何よりも、紙に書いている時の滑らかさと音が好きだ。

職人は道具を大事にするしこだわりをもつ。父親は大工道具だけでなく、文具に対してもそういう所がある。昨日、久しぶりに谷崎潤一郎の刺青と鍵を再読していて、感想を万年筆で書きたくなった。書いていると、父がやって来て、ペン先のことを話始めた。

ペン先はコシがないといけない。だから金じゃないといけない。14k-24kまであるけれど24kは柔らかすぎるから18kがいい。
これで、書く時の滑らかさや字の書き味がそれで決まる。
ヨーロッパでは子どもの頃から万年筆で字を書く練習をする。子どもの手のサイズに合わせた万年筆もある。

ふーん、なるほどな。
手入れは水洗いで何度かコップの水にペン先を入れ、水を吸入して排出、を繰り返し、よく拭いて一日ほど乾かす。
青みのある黒のインクを使っている。
手入れが少々ボールペンなどと違い面倒ではあるけれど、手が疲れない上に、書き味の美しさはボールペンの比ではない。

万年筆は女性に似ているかもしれない。
芯がありコシのあるしなやかで品があり、したたかなエロティシズムのあるひと。

そういうひとは中々見かけない。でも会うとやはり魅力的だったりするひとはそういうひとだ。
何も性別や年齢に限らず、そういうエロスがあるひとが僕は好きなタイプだ。

谷崎潤一郎の描く女性たちは、僕の好きなタイプに近い。特に、刺青のラストのように、人がそれまでに意識していてもひた隠しにしていたような欲望が目覚める瞬間の永遠のようなものは、貴く、官能と耽美なエロスがあるし、鍵のように、日記をつける、互いに盗み見をするという行動に仕向ける変態さも良い。

要するに僕は変態的な官能美と耽美さを感じとらせるものに弱い。
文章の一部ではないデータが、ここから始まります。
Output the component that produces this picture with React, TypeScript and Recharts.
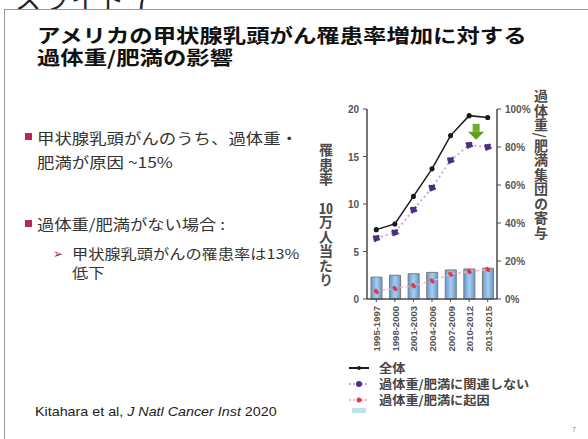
import React from 'react';
import {
  ComposedChart,
  Bar,
  Line,
  XAxis,
  YAxis,
  ReferenceDot,
} from 'recharts';

const periods = ['1995-1997', '1998-2000', '2001-2003', '2004-2006', '2007-2009', '2010-2012', '2013-2015'];
const totalRate = [7.3, 7.9, 10.8, 13.7, 17.2, 19.3, 19.1];
const notRelatedRate = [6.4, 7.0, 9.4, 11.7, 14.6, 16.2, 16.0];
const attributableRate = [0.8, 1.1, 1.4, 1.9, 2.6, 2.9, 3.1];
const contributionPct = [11.5, 12.5, 13.3, 14.0, 15.3, 15.8, 16.2];
const leftTicks = [0, 5, 10, 15, 20];
const rightTicks = [0, 20, 40, 60, 80, 100];

const data = periods.map((p, i) => ({
  period: p,
  total: totalRate[i],
  notRelated: notRelatedRate[i],
  attributable: attributableRate[i],
  contribution: contributionPct[i],
}));

const AXIS = '#4a4a4a';
const TICK_FONT = "'Liberation Sans', Arial, sans-serif";

const LeftTick = (props: any) => {
  const { x, y, payload } = props;
  return (
    <text x={x - 2} y={y + 4} textAnchor="end" fontSize={10} fontWeight="bold" fill="#555" fontFamily={TICK_FONT}>
      {payload.value}
    </text>
  );
};

const RightTick = (props: any) => {
  const { x, y, payload } = props;
  return (
    <text x={x + 2} y={y + 4} textAnchor="start" fontSize={10} fontWeight="bold" fill="#555" fontFamily={TICK_FONT}>
      {payload.value}%
    </text>
  );
};

const PeriodTick = (props: any) => {
  const { x, y, payload } = props;
  return (
    <text
      x={x + 4}
      y={y + 2}
      transform={`rotate(-90 ${x + 4} ${y + 2})`}
      textAnchor="end"
      fontSize={9.5}
      fontWeight="bold"
      fill="#555"
      fontFamily={TICK_FONT}
    >
      {payload.value}
    </text>
  );
};

// green arrow marking the peak period
const DownArrow = (props: any) => {
  const { cx, cy } = props;
  const x = cx + 7;
  return (
    <g>
      <rect x={x - 3.5} y={cy - 8} width={7} height={8} fill="#6fae2c" />
      <path d={`M ${x - 8} ${cy} L ${x + 8} ${cy} L ${x} ${cy + 8} Z`} fill="#5e9e22" />
    </g>
  );
};

const vLabel: React.CSSProperties = {
  position: 'absolute',
  writingMode: 'vertical-rl',
  fontWeight: 'bold',
  fontSize: 14,
  lineHeight: '15px',
  color: '#4a4a4a',
  letterSpacing: 0.5,
};

export default function App() {
  return (
    <div
      style={{
        position: 'absolute',
        left: 0,
        top: 0,
        width: 588,
        height: 439,
        background: '#fff',
        overflow: 'hidden',
        fontFamily: "'Noto Sans CJK JP', sans-serif",
      }}
    >
      {/* slide caption cut off at the top */}
      <div style={{ position: 'absolute', left: 15, top: -21, fontSize: 26, color: '#222', letterSpacing: 2 }}>
        スライド 7
      </div>
      <div style={{ position: 'absolute', left: 4, top: 9, width: 600, height: 440, borderLeft: '1.5px solid #9a9a9a', borderTop: '1.5px solid #9a9a9a', background: '#fff' }} />

      <div
        style={{
          position: 'absolute',
          left: 37,
          top: 24,
          fontSize: 19,
          lineHeight: '22px',
          fontWeight: 'bold',
          color: '#111',
          transform: 'scaleX(1.23)',
          transformOrigin: 'left top',
          whiteSpace: 'nowrap',
        }}
      >
        アメリカの甲状腺乳頭がん罹患率増加に対する
        <br />
        過体重/肥満の影響
      </div>

      <div style={{ position: 'absolute', left: 25, top: 133, width: 7, height: 7, background: '#b8284f' }} />
      <div style={{ position: 'absolute', left: 25, top: 220, width: 7, height: 7, background: '#b8284f' }} />
      <div
        style={{ position: 'absolute', left: 37, top: 126, fontSize: 15, lineHeight: '24px', color: '#333', transform: 'scaleX(1.16)', transformOrigin: 'left top', whiteSpace: 'nowrap' }}
      >
        甲状腺乳頭がんのうち、過体重・
        <br />
        肥満が原因 ~15%
      </div>
      <div
        style={{ position: 'absolute', left: 37, top: 212, fontSize: 15, lineHeight: '24px', color: '#333', transform: 'scaleX(1.15)', transformOrigin: 'left top', whiteSpace: 'nowrap' }}
      >
        過体重/肥満がない場合 :
      </div>
      <div style={{ position: 'absolute', left: 53, top: 244, fontSize: 12, color: '#b8284f' }}>➢</div>
      <div
        style={{ position: 'absolute', left: 72, top: 244, fontSize: 13.5, lineHeight: '19px', color: '#333', transform: 'scaleX(1.2)', transformOrigin: 'left top', whiteSpace: 'nowrap' }}
      >
        甲状腺乳頭がんの罹患率は13%
        <br />
        低下
      </div>

      <div style={{ position: 'absolute', left: 35, top: 404, fontSize: 13, color: '#222', fontFamily: TICK_FONT, transform: 'scaleX(1.1)', transformOrigin: 'left top', whiteSpace: 'nowrap' }}>
        Kitahara et al, <i>J Natl Cancer Inst</i> 2020
      </div>
      <div style={{ position: 'absolute', left: 572, top: 426, fontSize: 7, color: '#888', fontFamily: TICK_FONT }}>7</div>

      {/* axis titles */}
      <div style={{ ...vLabel, left: 318, top: 143 }}>
        罹患率　<span style={{ textCombineUpright: 'all' }}>10</span>万人当たり
      </div>
      <div style={{ ...vLabel, left: 533, top: 89 }}>過体重/肥満集団の寄与</div>

      <div style={{ position: 'absolute', left: 300, top: 95 }}>
        <ComposedChart width={250} height={270} data={data} margin={{ top: 14, right: 13, left: 37, bottom: 16 }} barCategoryGap={0}>
          <defs>
            <linearGradient id="barFill" x1="0" y1="0" x2="1" y2="0">
              <stop offset="0%" stopColor="#5f9bd3" />
              <stop offset="50%" stopColor="#a9cdec" />
              <stop offset="100%" stopColor="#5f9bd3" />
            </linearGradient>
          </defs>
          <XAxis
            dataKey="period"
            xAxisId={0}
            interval={0}
            height={50}
            tick={<PeriodTick />}
            tickLine={{ stroke: AXIS }}
            axisLine={{ stroke: AXIS, strokeWidth: 1.5 }}
            tickSize={3}
          />
          <YAxis
            yAxisId="left"
            domain={[0, 20]}
            ticks={leftTicks}
            width={30}
            tick={<LeftTick />}
            tickSize={4}
            tickLine={{ stroke: AXIS }}
            axisLine={{ stroke: AXIS, strokeWidth: 1.5 }}
          />
          <YAxis
            yAxisId="right"
            orientation="right"
            domain={[0, 100]}
            ticks={rightTicks}
            width={40}
            tick={<RightTick />}
            tickSize={4}
            tickLine={{ stroke: AXIS }}
            axisLine={{ stroke: AXIS, strokeWidth: 1.5 }}
          />
          <Bar
            yAxisId="right"
            dataKey="contribution"
            barSize={11}
            fill="url(#barFill)"
            stroke="#7a7a7a"
            strokeWidth={1}
            isAnimationActive={false}
          />
          <Line
            yAxisId="left"
            dataKey="attributable"
            stroke="#f3b3b9"
            strokeWidth={1.5}
            strokeDasharray="3 3"
            dot={{ r: 2, fill: '#e8354a', stroke: '#e8354a' }}
            isAnimationActive={false}
          />
          <Line
            yAxisId="left"
            dataKey="notRelated"
            stroke="#bfb0dd"
            strokeWidth={2}
            strokeDasharray="2 3"
            dot={{ r: 3, fill: '#4b2e83', stroke: '#4b2e83' }}
            isAnimationActive={false}
          />
          <Line
            yAxisId="left"
            dataKey="total"
            stroke="#1a1a1a"
            strokeWidth={1.5}
            dot={{ r: 1.8, fill: '#1a1a1a', stroke: '#1a1a1a' }}
            isAnimationActive={false}
          />
          <ReferenceDot yAxisId="left" x="2010-2012" y={17.6} shape={<DownArrow />} />
        </ComposedChart>
      </div>

      {/* legend */}
      <div style={{ position: 'absolute', left: 348, top: 360, fontSize: 12, fontWeight: 'bold', color: '#444', lineHeight: '16px' }}>
        {[
          { name: '全体', line: '#1a1a1a', dot: '#1a1a1a', r: 2, dash: false },
          { name: '過体重/肥満に関連しない', line: '#bfb0dd', dot: '#4b2e83', r: 3, dash: true },
          { name: '過体重/肥満に起因', line: '#f3b3b9', dot: '#e8354a', r: 2.5, dash: true },
        ].map((item) => (
          <div key={item.name} style={{ display: 'flex', alignItems: 'center', height: 16 }}>
            <svg width={22} height={10} style={{ marginRight: 9 }}>
              <line x1={1} y1={5} x2={21} y2={5} stroke={item.line} strokeWidth={2} strokeDasharray={item.dash ? '2 2' : undefined} />
              <circle cx={11} cy={5} r={item.r} fill={item.dot} />
            </svg>
            <span style={{ transform: 'scaleX(1.1)', transformOrigin: 'left center', whiteSpace: 'nowrap' }}>{item.name}</span>
          </div>
        ))}
        <div style={{ width: 14, height: 5, marginLeft: 4, background: '#bfe0f0' }} />
      </div>
    </div>
  );
}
肉体的にも精神的にも穢らわしさが露呈していく様子が好きなのだ。
つまり、変態。

だから万年筆も好きなのだ。
特に紙を擦る音や、洗ったあとにインクがペン先から滲み、ぽたっと落ちる、あの滲みが、穢らわしさを兼ね備えていて好きでもある。これは僕が草履フェチなのとおそらく繋がってもいる。

これ以外の万年筆を持っていないが、僕も娘に何かの機会にはこの万年筆と同じようなものを贈ろうと思う。

美しい字が書けるようになりたいなぁ。

滲むインクのエロスの青み


あとづけのエロティシズム

僕は変態な谷崎のテクストから飛び出しくるサディスティックな女の子たちが好きなだけで、実際には谷崎自身の『何か』をまだ掴めずにいる。
おそらく、そこには人生の経験値からくる円熟さが足りていないからかもしれない。

谷崎の鍵を再読して思うに、僕らの鍵は未知数にあり、鍵穴も等しく未知数である。
カチリと音を立てて引き出しを、戸を開ける、そんな偶然と偶然が重なり合う時の連帯感は共犯的な猥雑さを兼ね備えているときもある。

僕が鍵を再読するきっかけの方


僕は卍、瘋癲老人日記、痴人の愛が谷崎作品群の中でとりわけ好きなのだ。

他人の日記を覗き見るというエロティシズムは、ささやかな幸福をもたらすこともある。